Interview Craft

The Assessment Center, Explained

The Mythic Intel Team · Jan 2, 2025 · 7 min read

An assessment center is a half-day or full-day hiring event where a group of candidates works through several exercises while trained assessors watch and score each person against a defined set of competencies. Instead of one conversation, you are observed across group tasks, written exercises, presentations, and role-plays, so the employer sees how you actually behave rather than how you describe yourself.

If you have been invited to an assessment day, the company is using multiple data points to reduce the guesswork of a single interview. Several assessors rate you on the same competencies across different exercises, then compare notes. That structure is the whole point: consistent behavior across formats is what they are looking for.

How An Assessment Center Works

The format is built around competencies that the employer has decided matter for the role, for example problem solving, communication, teamwork, commercial awareness, and resilience. Each exercise is designed to surface one or more of those, and assessors usually score on a fixed scale where they know what a low, middle, and high performance looks like.

A few things shape the whole day:

  • You are observed continuously, including during breaks and informal moments, though scoring is tied to the structured exercises.
  • Assessors rotate, so a weak moment with one observer is not the whole verdict.

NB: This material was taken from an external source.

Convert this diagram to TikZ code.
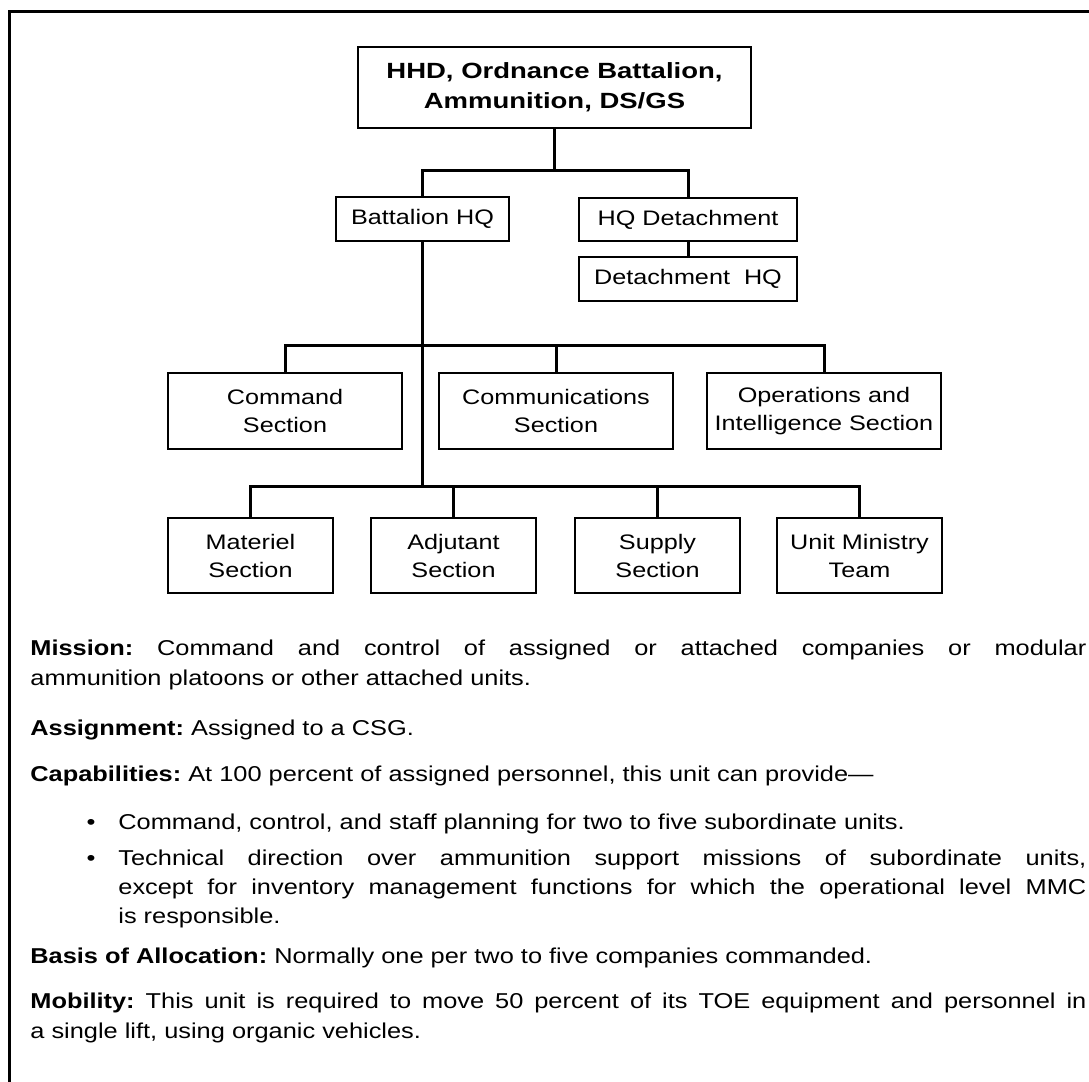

Treat each exercise as a fresh start.
  • The same competency may appear in several exercises. Teamwork might be assessed in the group task and again in the role-play.

The Core Assessment Centre Exercises

Most assessment days draw from the same set of exercises. Knowing what each one tests lets you prepare deliberately.

  • Group exercise. You work with roughly six to twelve other candidates to solve a real or simulated problem, often with a decision to reach under time pressure. Assessors score contribution, collaboration, listening, and how you handle disagreement, not who talks most.
  • In-tray and e-tray exercises. You are given a stack of emails, memos, reports, complaints, and meeting requests and a fixed time to prioritize and respond. The in-tray version is on paper; the e-tray version is the same task inside a computer inbox. They test prioritization, attention to detail, judgment, and working under time pressure.
  • Presentation exercise. You prepare and deliver a short talk on a set topic, sometimes with limited prep time. Assessors look at clarity, structure, and how you handle questions afterward.
  • Role-play exercise. You act out a job-related scenario, often a difficult conversation with a "customer" or "direct report" played by an assessor. It tests negotiation, problem solving, and how you stay composed.
  • Interviews and psychometric tests. Many centers fold in a competency interview and timed aptitude tests on the same day.

Worked Example: The In-Tray Trap

An e-tray gives you twenty inbox items and forty minutes. The trap is volume. Candidates who try to answer everything in order run out of time and leave the urgent items untouched. The strong approach: spend the first few minutes scanning all items, flagging what is genuinely urgent and important, noting what can be delegated, and what can wait. Then act in that order and state your reasoning, because assessors often score the logic of your prioritization more than the volume of your output. "I addressed the client complaint first because it risked the relationship, delegated the room booking, and parked the newsletter draft" is a high-scoring answer even if you never touch half the inbox.

How To Prepare For A Full Day

  • Find out the competencies. Recruiters often share them, or you can infer them from the job description. Prepare short examples for each.
  • Practice timed exercises. Numerical and verbal reasoning, plus a couple of timed in-tray simulations, take the surprise out of the pace.
  • Plan your group-exercise behavior. Aim to contribute clearly, bring quieter people in, and move the group toward a decision. Dominating scores badly.
  • Prepare a flexible presentation structure. A simple point, evidence, conclusion shape works under most prompts.
  • Manage your energy. A full assessment day is long. Eat, hydrate, and reset between exercises so a tired afternoon does not undo a strong morning.

The single most useful thing you can do beforehand is rehearse the spoken parts out loud, especially the presentation and the role-play. Saying a structured answer aloud a few times is what turns a good plan in your head into a clear, confident delivery on the day.